Saturday, May 28, 2011

St. Augustine of Canterbury

Stained glass image of St. Augustine of Canterbury, taken from Flickr.

(The following is excerpted from the 26 May entry in Volume VIII of the 1983 Marian House edition of the English translation of Dom Prosper Guéranger's 'The Liturgical Year' by the Benedictines of Stanbrook. 28 May was the feast day of St. Augustine of Canterbury on the traditional sanctoral calendar from 1882 on.)

"Augustine was a Monk of the Monastery of Saint Andrew, in Rome, where also he discharged the office of Prior with much piety and prudence. He was taken from that Monastery by St. Gregory the Great; and sent by him, with about forty Monks of the same monastery, into Britain. Thus would Gregory carry out, by his disciples, the conversion of that country to Christ - a project which he at first resolved to effect himself. They had not advanced far on their journey, when they became frightened at the difficulty of such an enterprise; but Gregory encouraged them by letters which he sent to Augustine, whom he appointed as their Abbot, and gave him letters of introduction to the kings of the Franks, and to the Bishops of Gaul. Whereupon Augustine and his Monks pursued their journey with haste. He visited the tomb of St. Martin, at Tours. Having reached the town of Pont-de-Ce, not far from Angers, he was badly treated by its inhabitants, and was compelled to spend the night in the open air. Having stuck the ground with his staff, a fountain miraculously sprang up; and on that spot a Church was afterwards built, and called after his name."

"Having procured interpreters from the Franks, he proceeded to England and landed at the Isle of Thanet. He entered the country, carrying, as a standard, a silver Cross, and a painting representing our Saviour. Thus did he present himself before Ethelbert, the king of Kent, who readily provided the heralds of the Gospel with a dwelling in the city of Canterbury, and gave them leave to preach in his kingdom. There was close at hand an Oratory which had been built in honor St. Martin, when the Romans had possession of Britain. It was in this Oratory that his queen, Bertha, (who was a Christian, as being of the nation of the Franks) was wont to pray. Augustine, therefore, entered into Canterbury with solemn religious ceremony, amidst the chanting of psalms and litanies. He took up his abode for some time near to the said Oratory; and there, together with his Monks, led an apostolic life. Such manner of living, conjointly with the heavenly doctrine that was preached, and confirmed by many miracles, so reconciled the islanders, that many of them with induced to embrace the Christian Faith. The king himself was also converted, and Augustine baptized him an a very great number of his people. On one Christmas Day he baptized upwards of ten thousand English, in a river at York; and it is related that those among them who were suffering any malady, received bodily health, as well as their spiritual regeneration."

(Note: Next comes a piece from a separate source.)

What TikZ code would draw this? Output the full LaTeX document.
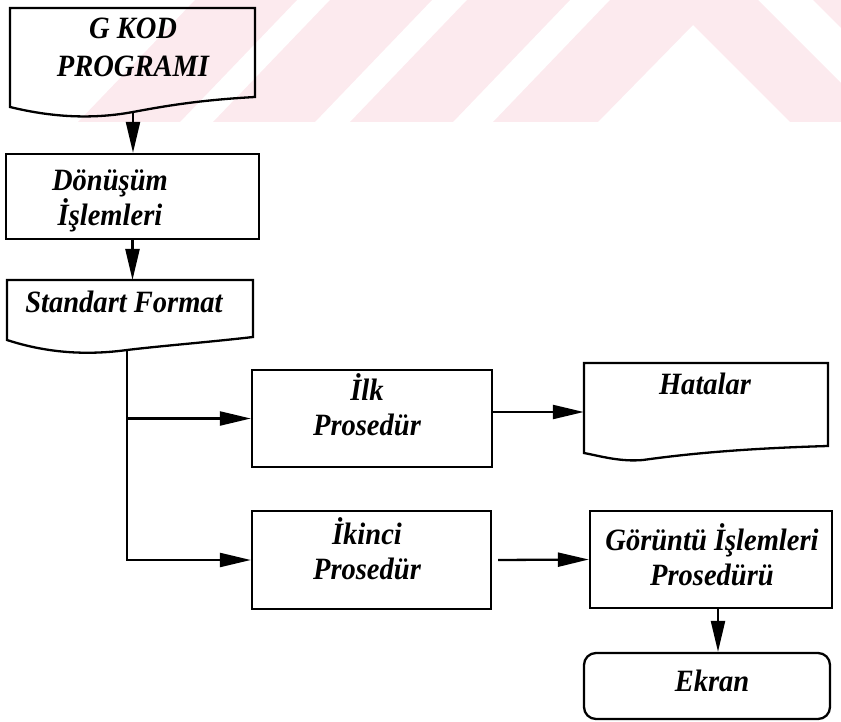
\documentclass[tikz,border=0pt]{standalone}
\usepackage{fontspec}
\setmainfont{Liberation Serif}[FakeStretch=0.92]
\usetikzlibrary{arrows.meta}
\definecolor{wmpink}{RGB}{252,234,238}
\newcommand{\flowfont}{\fontsize{31}{35}\selectfont\bfseries\itshape}
\begin{document}
\begin{tikzpicture}[x=1pt,y=-1pt,
  lbl/.style={font=\flowfont, align=center, inner sep=0pt},
  proc/.style={draw, line width=2.3pt, rectangle, inner sep=0pt},
  slot/.style={rectangle, inner sep=0pt},
  outline/.style={line width=2.3pt, line join=miter},
  flow/.style={line width=2.3pt, -{Triangle[length=31pt,width=14pt]}}]
\useasboundingbox (0,0) rectangle (841,722);

% faint striped band along the top edge
\begin{scope}
  \clip (0,0) rectangle (841,122);
  \fill[wmpink] (195,0) -- (297,0) -- (180,122) -- (78,122) -- cycle;
  \fill[wmpink] (330,0) -- (432,0) -- (315,122) -- (213,122) -- cycle;
  \fill[wmpink] (467,0) -- (570,0) -- (453,122) -- (350,122) -- cycle;
  \fill[wmpink] (610,0) -- (758,0) -- (880,122) -- (790,122) -- (693,25)
                -- (598,122) -- (493,122) -- cycle;
  \fill[wmpink] (813,0) -- (930,0) -- (1050,122) -- (935,122) -- cycle;
\end{scope}

% G KOD PROGRAMI (document)
\draw[outline] (10,107) -- (10,8) -- (255,8) -- (255,97)
  .. controls (200,100) and (165,106) .. (133,112) coordinate (gkodout)
  .. controls (95,119) and (55,118) .. cycle;
\node[lbl] (gkod) at (133,47) {G KOD\\[3pt]PROGRAMI};

% Dönüşüm İşlemleri
\node[proc, minimum width=253, minimum height=85] (donusum) at (132.5,196.5) {};
\node[lbl] (donusumtxt) at (110,201) {Dönüşüm\\İşlemleri};

% Standart Format (document)
\draw[outline] (7,340) -- (7,280) -- (253,280) -- (253,337)
  .. controls (210,342) and (160,346) .. (127,350) coordinate (stdout)
  .. controls (90,355) and (50,354) .. cycle;
\node[lbl] (standart) at (124,302) {Standart Format};

% İlk Prosedür and Hatalar
\node[proc, minimum width=240, minimum height=97] (ilk) at (372,418.5) {};
\node[lbl] (ilktxt) at (367,405) {İlk\\Prosedür};

\node[slot, minimum width=244, minimum height=98] (hatalar) at (706,412) {};
\draw[outline] (584,453) -- (584,363) -- (828,363) -- (828,446)
  .. controls (760,448) and (700,452) .. (643,460)
  .. controls (620,462) and (600,456) .. cycle;
\node[lbl] (hatalartxt) at (705,384) {Hatalar};

% İkinci Prosedür, Görüntü İşlemleri Prosedürü, Ekran
\node[proc, minimum width=239, minimum height=98] (ikinci) at (371.5,560) {};
\node[lbl] (ikincitxt) at (367,549) {İkinci\\Prosedür};

\node[proc, minimum width=242, minimum height=97] (goruntu) at (711,559.5) {};
\node[lbl] (goruntutxt) at (712,555) {Görüntü İşlemleri\\Prosedürü};

\node[proc, rounded corners=12pt, minimum width=246, minimum height=66] (ekran) at (707,686) {};
\node[lbl] (ekrantxt) at (712,681) {Ekran};

% connectors
\draw[flow] (gkodout) -- (gkodout |- donusum.north);
\draw[flow] (donusum.south) -- (donusum.south |- 0,280);
\draw[flow] (stdout) |- (ikinci.west);
\draw[flow] (stdout |- ilk.west) -- (ilk.west);
\draw[flow] (ilk.east |- hatalar.west) -- (hatalar.west);
\draw[flow] ([xshift=6pt]ikinci.east) -- (goruntu.west);
\draw[flow] (goruntu.south -| 718,0) -- (ekran.north -| 718,0);
\end{tikzpicture}
\end{document}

"Meanwhile, the man of God Augustine received a command from Gregory to go and receive Episcopal ordination in Gaul, at the hands of Virgilius, the Bishop of Arles. On his return he established his See at Canterbury, in the Church of our Saviour, which he had built, and he kept there some of the Monks to be his fellow-labourers. He also built in the suburbs the Monastery of Saint Peter, which was afterwards called 'Saint Augustine's'. When Gregory heard of the conversion of Angli, which was told to him by the two Monks Laurence and Peter, whom Augustine had sent to Rome, he wrote letters of congratulation to Augustine. He gave him power to arrange all that concerned the Church in England, and to wear the Pallium. In the same letters he admonished him to be on his guard against priding himself on the miracles which God enabled him to work for the salvation of souls, lest pride should turn them to the injury of him that worked them."

"Having thus put in order the affairs off the Church in England, Augustine held a Council with the Bishops and Doctors of the ancient Britons, who had long been at variance with the Roman Church in the keeping of Easter and other rites. And in order to refute, by miracles, these men, whom the Apostolic See had often authoritatively admonished, but to no purpose, Augustine, in proof of the truth of his assertions, restored sight to a blind man in their presence. But on their refusing to yield even after witnessing the miracle, Augustine, with prophetic warning, told them of the punishment that awaited them. At length, after having laboured so long for Christ, and appointed Laurence as his successor, he took his departure for heaven on the seventh of the Calends of June (May 26) and was buried in the Monastery of Saint Peter, which became the burying-place of the Archbishops of Canterbury, and of several kings. The Churches of England honoured him with great devotion. They decreed that each year his feast should be kept as a holyday, and that his name should be inserted in the Litany [of the Saints], immediately after that of St. Gregory, together with whom Augustine has ever been honoured by the English as their Apostle, and as the propagator of the Benedictine Order in their country."